Lalu, bagaimana seharusnya orang Kristen menanggapi dua hal ini? Haruskah kita memberi persepuluhan seperti yang diperintahkan kepada orang Israel, ataukah kita boleh mengabaikannya seperti kesan yang muncul di Perjanjian Baru? Atau ada prinsip yang lebih dalam yang Tuhan ingin ajarkan kepada kita melalui Injil?
Memang benar bahwa persepuluhan tidak secara eksplisit diperintahkan dalam Perjanjian Baru, tetapi juga tidak menolaknya. Jadi, kita tidak memberi persepuluhan karena kewajiban hukum Taurat, tetapi juga tidak seharusnya mengabaikan prinsipnya sama sekali. Prinsip memberi dari hati yang penuh syukur tetap berlaku. Gagasan memberi sepuluh persen bisa menjadi titik awal yang baik bagi orang percaya, namun tetap hanya sebagai awal, bukan tujuan akhirnya. Yang Tuhan kehendaki bukanlah angka tertentu, melainkan hati yang sadar bahwa segala sesuatu yang kita miliki adalah milik-Nya.
Kalau kita tidak berhati-hati, prinsip persepuluhan justru bisa membuat kita merasa puas dengan memberi sekadar “yang wajib,” sambil berusaha agar Tuhan tidak terlalu ikut campur dalam urusan keuangan kita. Padahal, cara berpikir seperti itu keliru, karena seperti yang ditulis pemazmur, “Bumi beserta segala isinya adalah milik Tuhan” — termasuk setiap rupiah dan kepemilikan yang kita anggap milik kita sendiri! Kita sering berpikir bahwa kita sedang “memberi” kepada Tuhan, padahal sebenarnya, semua yang kita punya sudah menjadi milik-Nya sejak awal. Jadi, memberi bukanlah “mengembalikan sebagian kepada Tuhan,” melainkan menyadari bahwa seluruhnya berasal dari Dia dan untuk Dia.

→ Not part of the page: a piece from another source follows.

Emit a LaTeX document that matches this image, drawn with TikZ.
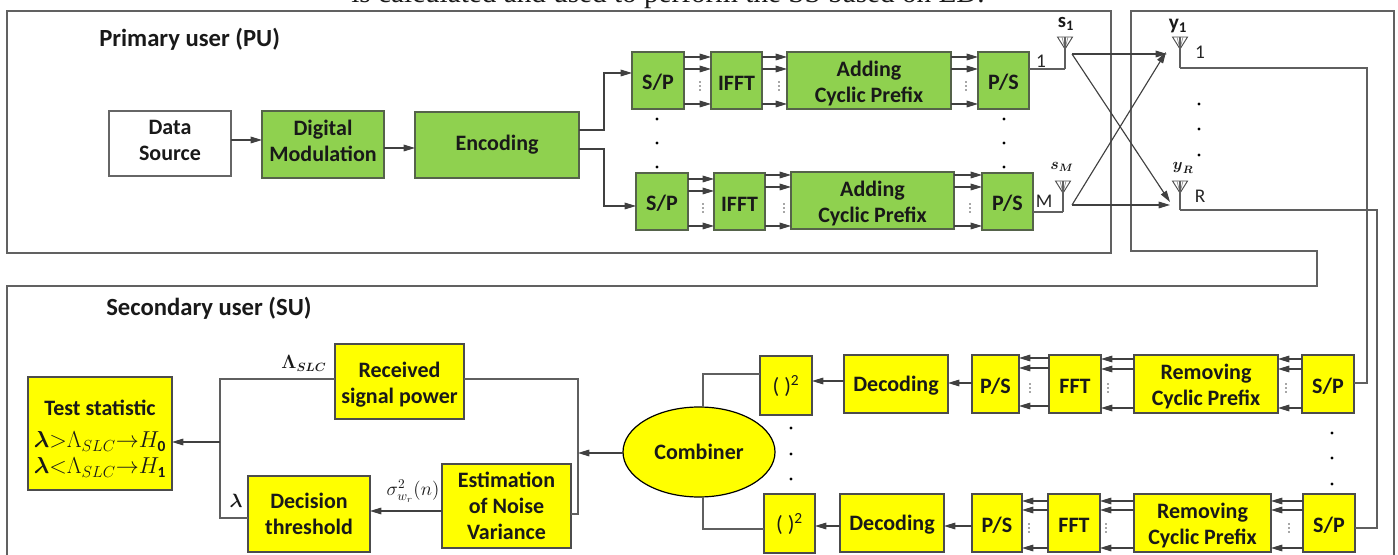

Karena itu, hubungan orang Kristen dengan prinsip persepuluhan bukanlah perkara angka, melainkan perkara hati dan kasih karunia. Sepuluh persen bisa jadi terlalu kecil bagi sebagian orang, tetapi mungkin juga terlalu besar bagi yang lain. Yang terpenting adalah hati yang rela, tulus, dan penuh ucapan syukur kepada Tuhan.
Maka pengertian yang tepat adalah menjadikan angka itu sebagai titik awal, sambil terus memohon hikmat dari Allah ketika kita meninjau kembali keuangan serta motivasi kita, agar semuanya mengarah pada tujuan akhir yaitu memuliakan Dia. Biarlah kasih dan kebenaran Injil membentuk cara kita memberi—bukan karena kewajiban, tetapi karena kita telah menerima kasih karunia yang besar dari Kristus.
Pada akhirnya, semua yang kita miliki adalah milik-Nya dan kita memberi hanya demi dan hanya untuk kemuliaan Kristus Tuhan!
Refleksi
Bacalah 2 Korintus 8:8−15 dan jawablah pertanyaan-pertanyaan berikut:
1. Kebenaran Injil mana yang mengubahkan hati saya?
2. Hal apa yang perlu saya pertobatkan?
3. Apa yang bisa saya terapkan hari ini?